Take every line from the first down to the line with "in range(1, 26)]" and set it down exactly, without the pictures.
....................
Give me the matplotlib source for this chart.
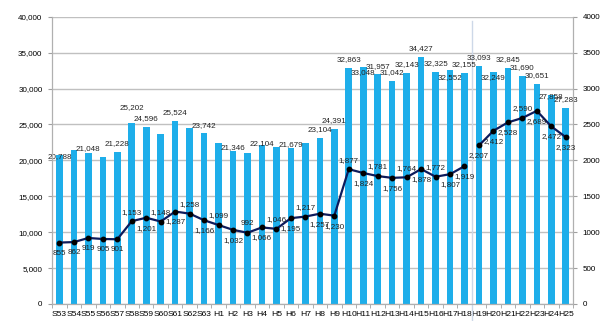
import numpy as np
from matplotlib import pyplot as plt
from matplotlib.ticker import FuncFormatter, MultipleLocator

plt.rcParams["font.family"] = ["Liberation Sans", "DejaVu Sans"]

years = ["S53", "S54", "S55", "S56", "S57", "S58", "S59", "S60", "S61", "S62", "S63"] + \
        ["H%d" % i for i in range(1, 26)]

# bar series (left axis)
bars = [20788, 21400, 21048, 20400, 21228, 25202, 24596, 23600, 25524, 24450, 23742,
        22400, 21346, 21000, 22104, 21850, 21679, 22400, 23104, 24391, 32863, 33048,
        31957, 31042, 32143, 34427, 32325, 32552, 32155, 33093, 32249, 32845, 31690,
        30651, 29050, 27283]
bar_text = ["20,788", None, "21,048", None, "21,228", "25,202", "24,596", None, "25,524", None,
            "23,742", None, "21,346", None, "22,104", None, "21,679", None, "23,104", "24,391",
            "32,863", "33,048", "31,957", "31,042", "32,143", "34,427", "32,325", "32,552",
            "32,155", "33,093", "32,249", "32,845", "31,690", "30,651", "27,858", "27,283"]

# line series (right axis)
line = [855, 862, 919, 905, 901, 1153, 1201, 1148, 1287, 1258, 1166, 1099, 1032, 992,
        1066, 1046, 1195, 1217, 1257, 1230, 1877, 1824, 1781, 1756, 1764, 1878, 1772,
        1807, 1919, 2207, 2412, 2528, 2590, 2689, 2472, 2323]
line_pos = "bbbbbabababababababbababababbbbbabbb"
split = 29  # line breaks between H18 and H19

# bar labels that excel nudged away from the default spot (points)
bar_nudge = {"S53": -7, "S55": -3, "H2": -4, "H4": -5, "H6": -3, "S58": 5,
             "H11": -10, "H17": -11, "H20": -10, "H24": -7}

fs = 5.8
x = np.arange(len(years))

fig = plt.figure(figsize=(6, 3.21), dpi=100)
ax = fig.add_axes([0.087, 0.053, 0.868, 0.895])
ax2 = ax.twinx()

ax.set_axisbelow(True)
ax.grid(True, axis="y", color="#c0c0c0", lw=1)
ax.bar(x, bars, width=0.46, color="#1eaeea", zorder=2)
for xi, v, t, yr in zip(x, bars, bar_text, years):
    if t:
        ax.annotate(t, (xi, v), xytext=(0, 6 + bar_nudge.get(yr, 0)),
                    textcoords="offset points", ha="center", va="center",
                    fontsize=fs, color="#222222", zorder=4)

ax.axvline(28.5, ymin=-0.06, ymax=0.985, color="#cdd8e8", lw=1, zorder=1, clip_on=False)

ax.set_xlim(-0.5, len(years) - 0.5)
ax.set_ylim(0, 40000)
ax.yaxis.set_major_locator(MultipleLocator(5000))
ax.yaxis.set_major_formatter(FuncFormatter(lambda v, p: "{:,}".format(int(v))))
ax.set_xticks(x)
ax.set_xticklabels(years)
ax.set_xticks(np.arange(-0.5, len(years)), minor=True)
ax.tick_params(axis="x", which="major", length=0, labelsize=fs + 0.3, pad=5)
ax.tick_params(axis="x", which="minor", length=3, color="#a0a0a0")
ax.tick_params(axis="y", length=3, color="#a0a0a0", labelsize=fs, pad=4)

for sl in (slice(0, split), slice(split, None)):
    ax2.plot(x[sl], line[sl], color="#0d1b5c", lw=1.6, marker="o", ms=3.2,
             mfc="black", mec="black", zorder=3)
for xi, v, p in zip(x, line, line_pos):
    dy = 4 if p == "a" else -5
    ax2.annotate("{:,}".format(v), (xi, v), xytext=(0, dy), textcoords="offset points",
                 ha="center", va="bottom" if p == "a" else "top", fontsize=fs,
                 color="#222222")
ax2.set_ylim(0, 4000)
ax2.yaxis.set_major_locator(MultipleLocator(500))
ax2.tick_params(axis="y", length=3, color="#a0a0a0", labelsize=fs, pad=4)

for a in (ax, ax2):
    for s in ("left", "right", "bottom"):
        a.spines[s].set_color("#b0b0b0")
    a.spines["top"].set_visible(False)

fig.savefig("out.png", dpi=100)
....................
▶ ANSWER FOR THIS EXERCISE
Give me the matplotlib source for this chart.
import numpy as np
from matplotlib import pyplot as plt
from matplotlib.ticker import FuncFormatter, MultipleLocator

plt.rcParams["font.family"] = ["Liberation Sans", "DejaVu Sans"]

years = ["S53", "S54", "S55", "S56", "S57", "S58", "S59", "S60", "S61", "S62", "S63"] + \
        ["H%d" % i for i in range(1, 26)]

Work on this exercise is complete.